On TV, radio, the press and the internet there is a plethora of spin-doctors, political bloggers and self-appointed experts. Despite their number there is a lack of diversity of views: what they say usually clusters around a particular narrative. There is an echo chamber effect, with bloggers following the lead of spin doctors or vice versa. Often this narrative is based on assertions rather than evidence:- "We all know Saddam has WMD"; "Phone-hacking isn't a story"; "It is just pay-back by the Labour Party for XYZ".

Then when the evidence comes through, and blows a hole in their narrative, they say "nobody would have expected that" and point at all the other bloggers and spin-doctors who have been repeating the same narrative. They are ignoring, of course, the "nobodies" who actually had thought of the other possibilities - who had thought of the possibility that Iraq had no WMD or that Cameron had neglected to vet Coulson.

Dale's assertion that Cameron did his due diligence on Coulson is just that: an assertion. Dale doesn't tell us how he knows that there was due diligence. Did he see the file? Did Cameron tell Dale or was it an official spokesman? Or was it an off-the-record briefing? Or did Dale just assume that Cameron was a good bloke and would have followed the proper procedures? There is a lot of difference: whose reputation is at risk if it turns out to be untrue?

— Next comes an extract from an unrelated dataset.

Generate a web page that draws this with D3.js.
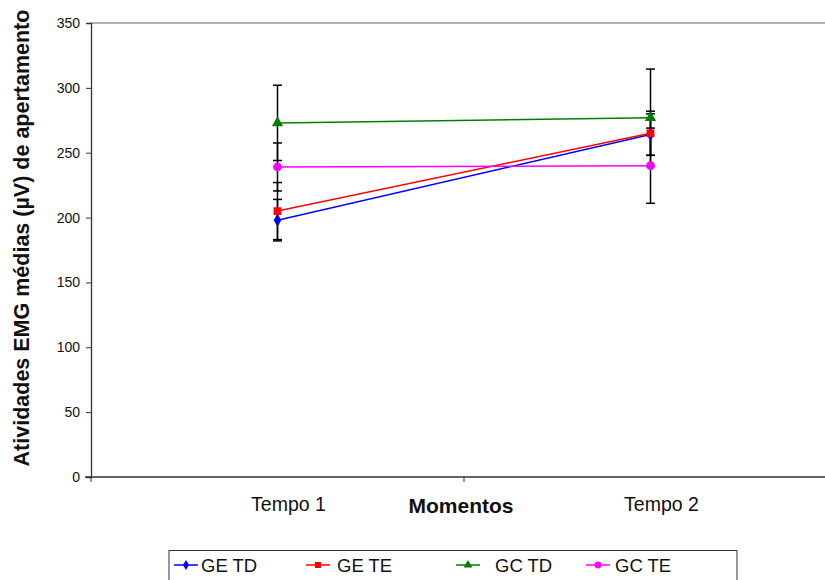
<!DOCTYPE html>
<html>
<head>
<meta charset="utf-8">
<script src="https://cdn.jsdelivr.net/npm/d3@7"></script>
<style>
  body { margin: 0; background: #fff; }
  svg { font-family: "Liberation Sans", Arial, sans-serif; }
</style>
</head>
<body>
<div id="chart"></div>
<script>
// Categories and series values
const categories = ["Tempo 1", "Tempo 2"];
const seriesNames = ["GE TD", "GE TE", "GC TD", "GC TE"];
const geTD = [198, 264];
const geTE = [205, 265];
const gcTD = [273, 277];
const gcTE = [239, 240];
// error bar half-widths (standard deviations)
const geTDErr = [16, 16];
const geTEErr = [22, 17];
const gcTDErr = [29, 37.5];
const gcTEErr = [18.5, 29];
const yTicks = [0, 50, 100, 150, 200, 250, 300, 350];

const colors = ["#0000ff", "#ff0000", "#008000", "#ff00ff"];
const symbols = [d3.symbolDiamond, d3.symbolSquare, d3.symbolTriangle, d3.symbolCircle];
const symbolSizes = [50, 60, 55, 60];

const series = [
    { name: seriesNames[0], values: geTD, err: geTDErr },
    { name: seriesNames[1], values: geTE, err: geTEErr },
    { name: seriesNames[2], values: gcTD, err: gcTDErr },
    { name: seriesNames[3], values: gcTE, err: gcTEErr }
];

let width = 825,
    height = 580;

let margin = { top: 23, left: 91, bottom: 103, right: -12 };

let svg = d3.select("#chart")
    .append("svg")
    .attr("width", width)
    .attr("height", height);

let x = d3.scaleBand()
    .domain(categories)
    .range([margin.left, width - margin.right]);

let y = d3.scaleLinear()
    .domain([0, 350])
    .range([height - margin.bottom, margin.top]);

// top border of the plot area
svg.append("line")
    .attr("x1", margin.left)
    .attr("x2", width)
    .attr("y1", y(350))
    .attr("y2", y(350))
    .attr("stroke", "#999")
    .attr("stroke-width", 1.5);

// y axis
let yAxis = svg.append("g")
    .attr("transform", `translate(${margin.left},0)`)
    .call(d3.axisLeft(y).tickValues(yTicks).tickSize(5).tickPadding(6));
yAxis.select(".domain").attr("stroke", "#333").attr("stroke-width", 1.3);
yAxis.selectAll(".tick line").attr("stroke", "#333");
yAxis.selectAll("text").attr("font-size", 14).attr("fill", "#111");

// x axis with ticks between categories
let xAxis = svg.append("g")
    .attr("transform", `translate(0,${y(0)})`);
xAxis.append("line")
    .attr("x1", margin.left - 6)
    .attr("x2", width)
    .attr("stroke", "#333")
    .attr("stroke-width", 1.3);
xAxis.selectAll(".xtick")
    .data([margin.left, x(categories[1])])
    .enter().append("line")
    .attr("x1", d => d).attr("x2", d => d)
    .attr("y1", 0).attr("y2", 5)
    .attr("stroke", "#333");
xAxis.selectAll(".xlabel")
    .data(categories)
    .enter().append("text")
    .attr("x", d => x(d) + x.bandwidth() / 2 + 11)
    .attr("y", 34)
    .attr("text-anchor", "middle")
    .attr("font-size", 19.5)
    .attr("fill", "#111")
    .text(d => d);

// axis titles
svg.append("text")
    .attr("x", 461)
    .attr("y", 513)
    .attr("text-anchor", "middle")
    .attr("font-size", 21)
    .attr("font-weight", "bold")
    .attr("fill", "#111")
    .text("Momentos");

svg.append("text")
    .attr("transform", "rotate(-90)")
    .attr("x", -238)
    .attr("y", 29)
    .attr("text-anchor", "middle")
    .attr("font-size", 21.5)
    .attr("font-weight", "bold")
    .attr("fill", "#111")
    .text("Atividades EMG médias (µV) de apertamento");

let cx = c => x(c) + x.bandwidth() / 2;

// error bars
series.forEach(s => {
    s.values.forEach((v, i) => {
        let xc = cx(categories[i]);
        let g = svg.append("g");
        g.append("line")
            .attr("x1", xc).attr("x2", xc)
            .attr("y1", y(v - s.err[i])).attr("y2", y(v + s.err[i]))
            .attr("stroke", "#000").attr("stroke-width", 1.5);
        [v - s.err[i], v + s.err[i]].forEach(e => {
            g.append("line")
                .attr("x1", xc - 4.5).attr("x2", xc + 4.5)
                .attr("y1", y(e)).attr("y2", y(e))
                .attr("stroke", "#000").attr("stroke-width", 1.5);
        });
    });
});

// lines and markers
let line = d3.line()
    .x((d, i) => cx(categories[i]))
    .y(d => y(d));

series.forEach((s, k) => {
    svg.append("path")
        .datum(s.values)
        .attr("d", line)
        .attr("fill", "none")
        .attr("stroke", colors[k])
        .attr("stroke-width", 1.5);
    svg.selectAll(".m" + k)
        .data(s.values)
        .enter().append("path")
        .attr("transform", (d, i) => `translate(${cx(categories[i])},${y(d)})`)
        .attr("d", d3.symbol().type(symbols[k]).size(symbolSizes[k]))
        .attr("fill", colors[k]);
});

// legend
let legend = svg.append("g");
legend.append("rect")
    .attr("x", 169)
    .attr("y", 550.5)
    .attr("width", 568)
    .attr("height", 40)
    .attr("fill", "none")
    .attr("stroke", "#333")
    .attr("stroke-width", 1);

const legendX = [174, 306, 456, 586];
const legendTextX = [201, 337, 495, 615];

series.forEach((s, k) => {
    let ly = 565;
    legend.append("line")
        .attr("x1", legendX[k]).attr("x2", legendX[k] + 24)
        .attr("y1", ly).attr("y2", ly)
        .attr("stroke", colors[k]).attr("stroke-width", 1.5);
    legend.append("path")
        .attr("transform", `translate(${legendX[k] + 12},${ly})`)
        .attr("d", d3.symbol().type(symbols[k]).size(symbolSizes[k] * 0.6))
        .attr("fill", colors[k]);
    legend.append("text")
        .attr("x", legendTextX[k])
        .attr("y", ly + 7)
        .attr("font-size", 18.5)
        .attr("fill", "#111")
        .text(s.name);
});
</script>
</body>
</html>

Hindsight? It is true that none of us could have known the details of the risk assessments about Coulson. None of us could have known that he was seeing documents above the level for which he was vetted. But there was evidence that there was large-scale hacking and it was difficult to see how the editor could not know: so that raised questions about what risks Cameron was taking. Asserting that Cameron had done due diligence didn't answer those questions.